What this task involves
Copy the data that follows, character for character, minus the pictures.

******************************

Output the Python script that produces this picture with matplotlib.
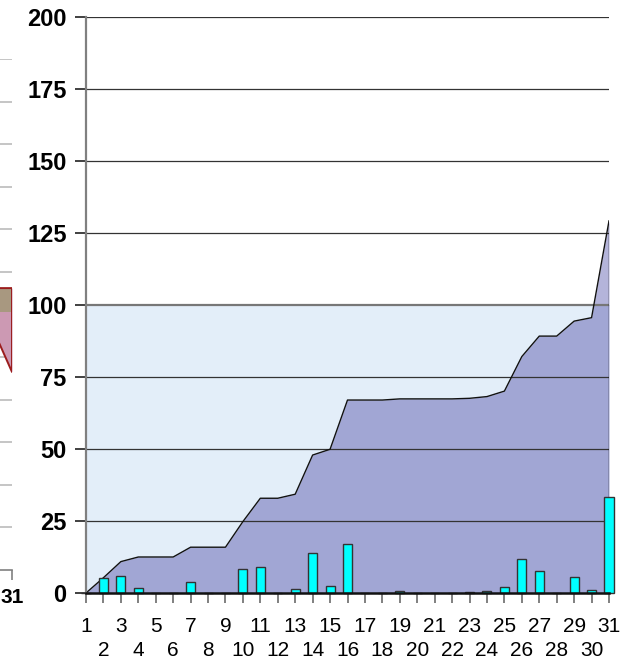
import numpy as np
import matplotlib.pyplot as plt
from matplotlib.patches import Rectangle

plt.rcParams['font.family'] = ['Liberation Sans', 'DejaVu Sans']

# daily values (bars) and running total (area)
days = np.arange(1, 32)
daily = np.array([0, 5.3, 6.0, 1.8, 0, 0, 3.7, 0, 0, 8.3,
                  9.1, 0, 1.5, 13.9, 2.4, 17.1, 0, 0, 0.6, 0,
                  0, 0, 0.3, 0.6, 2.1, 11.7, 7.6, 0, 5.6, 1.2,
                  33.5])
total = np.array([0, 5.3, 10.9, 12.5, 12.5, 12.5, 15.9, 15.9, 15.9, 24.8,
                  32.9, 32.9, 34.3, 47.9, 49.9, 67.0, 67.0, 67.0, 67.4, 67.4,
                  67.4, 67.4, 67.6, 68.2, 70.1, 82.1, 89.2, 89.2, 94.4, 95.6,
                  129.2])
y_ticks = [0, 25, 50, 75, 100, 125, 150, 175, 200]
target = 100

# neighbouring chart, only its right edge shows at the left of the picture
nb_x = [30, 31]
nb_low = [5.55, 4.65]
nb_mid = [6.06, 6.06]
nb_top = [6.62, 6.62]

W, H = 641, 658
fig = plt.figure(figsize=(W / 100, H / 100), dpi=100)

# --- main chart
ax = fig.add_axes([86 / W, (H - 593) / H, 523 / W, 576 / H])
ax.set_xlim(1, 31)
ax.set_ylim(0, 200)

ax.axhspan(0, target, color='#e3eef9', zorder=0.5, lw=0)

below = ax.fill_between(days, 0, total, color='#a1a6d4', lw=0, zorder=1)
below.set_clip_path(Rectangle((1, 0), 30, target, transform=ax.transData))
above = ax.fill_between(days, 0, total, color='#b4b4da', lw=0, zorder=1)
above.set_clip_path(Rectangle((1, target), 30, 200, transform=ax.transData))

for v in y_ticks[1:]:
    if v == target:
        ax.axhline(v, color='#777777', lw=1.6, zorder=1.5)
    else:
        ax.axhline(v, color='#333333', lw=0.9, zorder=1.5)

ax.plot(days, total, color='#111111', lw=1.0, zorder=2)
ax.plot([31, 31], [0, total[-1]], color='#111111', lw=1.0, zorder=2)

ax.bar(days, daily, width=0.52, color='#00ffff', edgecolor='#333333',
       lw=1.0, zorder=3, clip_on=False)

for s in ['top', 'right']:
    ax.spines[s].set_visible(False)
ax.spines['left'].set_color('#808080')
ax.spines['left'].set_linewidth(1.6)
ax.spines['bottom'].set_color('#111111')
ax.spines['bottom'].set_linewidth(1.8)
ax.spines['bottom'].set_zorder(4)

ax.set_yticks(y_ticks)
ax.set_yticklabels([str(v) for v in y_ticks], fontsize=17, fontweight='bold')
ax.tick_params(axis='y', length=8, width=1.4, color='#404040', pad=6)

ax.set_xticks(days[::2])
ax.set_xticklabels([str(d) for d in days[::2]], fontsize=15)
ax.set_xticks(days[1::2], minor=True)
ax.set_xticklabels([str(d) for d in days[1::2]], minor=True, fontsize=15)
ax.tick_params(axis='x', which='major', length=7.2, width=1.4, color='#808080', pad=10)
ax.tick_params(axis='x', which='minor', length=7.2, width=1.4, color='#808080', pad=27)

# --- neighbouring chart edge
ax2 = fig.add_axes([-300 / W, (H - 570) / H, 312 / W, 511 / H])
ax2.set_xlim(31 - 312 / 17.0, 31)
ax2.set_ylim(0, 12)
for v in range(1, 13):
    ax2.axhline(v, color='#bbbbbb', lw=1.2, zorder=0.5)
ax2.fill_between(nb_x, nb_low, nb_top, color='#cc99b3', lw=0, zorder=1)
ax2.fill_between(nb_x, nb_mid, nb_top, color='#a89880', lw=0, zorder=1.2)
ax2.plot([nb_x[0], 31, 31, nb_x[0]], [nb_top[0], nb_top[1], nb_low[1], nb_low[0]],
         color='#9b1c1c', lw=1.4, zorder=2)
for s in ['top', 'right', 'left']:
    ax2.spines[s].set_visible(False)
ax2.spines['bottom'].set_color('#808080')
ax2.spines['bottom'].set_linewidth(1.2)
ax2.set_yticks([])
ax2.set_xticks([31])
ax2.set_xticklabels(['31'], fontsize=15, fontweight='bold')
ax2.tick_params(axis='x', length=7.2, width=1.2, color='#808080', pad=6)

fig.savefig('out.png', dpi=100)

******************************

Answer to this exercise
Output the Python script that produces this picture with matplotlib.
import numpy as np
import matplotlib.pyplot as plt
from matplotlib.patches import Rectangle

plt.rcParams['font.family'] = ['Liberation Sans', 'DejaVu Sans']

# daily values (bars) and running total (area)
days = np.arange(1, 32)
daily = np.array([0, 5.3, 6.0, 1.8, 0, 0, 3.7, 0, 0, 8.3,
                  9.1, 0, 1.5, 13.9, 2.4, 17.1, 0, 0, 0.6, 0,
                  0, 0, 0.3, 0.6, 2.1, 11.7, 7.6, 0, 5.6, 1.2,
                  33.5])
total = np.array([0, 5.3, 10.9, 12.5, 12.5, 12.5, 15.9, 15.9, 15.9, 24.8,
                  32.9, 32.9, 34.3, 47.9, 49.9, 67.0, 67.0, 67.0, 67.4, 67.4,
                  67.4, 67.4, 67.6, 68.2, 70.1, 82.1, 89.2, 89.2, 94.4, 95.6,
                  129.2])
y_ticks = [0, 25, 50, 75, 100, 125, 150, 175, 200]
target = 100

# neighbouring chart, only its right edge shows at the left of the picture
nb_x = [30, 31]
nb_low = [5.55, 4.65]
nb_mid = [6.06, 6.06]
nb_top = [6.62, 6.62]

W, H = 641, 658
fig = plt.figure(figsize=(W / 100, H / 100), dpi=100)

# --- main chart
ax = fig.add_axes([86 / W, (H - 593) / H, 523 / W, 576 / H])
ax.set_xlim(1, 31)
ax.set_ylim(0, 200)

ax.axhspan(0, target, color='#e3eef9', zorder=0.5, lw=0)

below = ax.fill_between(days, 0, total, color='#a1a6d4', lw=0, zorder=1)
below.set_clip_path(Rectangle((1, 0), 30, target, transform=ax.transData))
above = ax.fill_between(days, 0, total, color='#b4b4da', lw=0, zorder=1)
above.set_clip_path(Rectangle((1, target), 30, 200, transform=ax.transData))

for v in y_ticks[1:]:
    if v == target:
        ax.axhline(v, color='#777777', lw=1.6, zorder=1.5)
    else:
        ax.axhline(v, color='#333333', lw=0.9, zorder=1.5)

ax.plot(days, total, color='#111111', lw=1.0, zorder=2)
ax.plot([31, 31], [0, total[-1]], color='#111111', lw=1.0, zorder=2)

ax.bar(days, daily, width=0.52, color='#00ffff', edgecolor='#333333',
       lw=1.0, zorder=3, clip_on=False)

for s in ['top', 'right']:
    ax.spines[s].set_visible(False)
ax.spines['left'].set_color('#808080')
ax.spines['left'].set_linewidth(1.6)
ax.spines['bottom'].set_color('#111111')
ax.spines['bottom'].set_linewidth(1.8)
ax.spines['bottom'].set_zorder(4)

ax.set_yticks(y_ticks)
ax.set_yticklabels([str(v) for v in y_ticks], fontsize=17, fontweight='bold')
ax.tick_params(axis='y', length=8, width=1.4, color='#404040', pad=6)

ax.set_xticks(days[::2])
ax.set_xticklabels([str(d) for d in days[::2]], fontsize=15)
ax.set_xticks(days[1::2], minor=True)
ax.set_xticklabels([str(d) for d in days[1::2]], minor=True, fontsize=15)
ax.tick_params(axis='x', which='major', length=7.2, width=1.4, color='#808080', pad=10)
ax.tick_params(axis='x', which='minor', length=7.2, width=1.4, color='#808080', pad=27)

# --- neighbouring chart edge
ax2 = fig.add_axes([-300 / W, (H - 570) / H, 312 / W, 511 / H])
ax2.set_xlim(31 - 312 / 17.0, 31)
ax2.set_ylim(0, 12)
for v in range(1, 13):
    ax2.axhline(v, color='#bbbbbb', lw=1.2, zorder=0.5)
ax2.fill_between(nb_x, nb_low, nb_top, color='#cc99b3', lw=0, zorder=1)
ax2.fill_between(nb_x, nb_mid, nb_top, color='#a89880', lw=0, zorder=1.2)
ax2.plot([nb_x[0], 31, 31, nb_x[0]], [nb_top[0], nb_top[1], nb_low[1], nb_low[0]],
         color='#9b1c1c', lw=1.4, zorder=2)
for s in ['top', 'right', 'left']:
    ax2.spines[s].set_visible(False)
ax2.spines['bottom'].set_color('#808080')
ax2.spines['bottom'].set_linewidth(1.2)
ax2.set_yticks([])
ax2.set_xticks([31])
ax2.set_xticklabels(['31'], fontsize=15, fontweight='bold')
ax2.tick_params(axis='x', length=7.2, width=1.2, color='#808080', pad=6)

fig.savefig('out.png', dpi=100)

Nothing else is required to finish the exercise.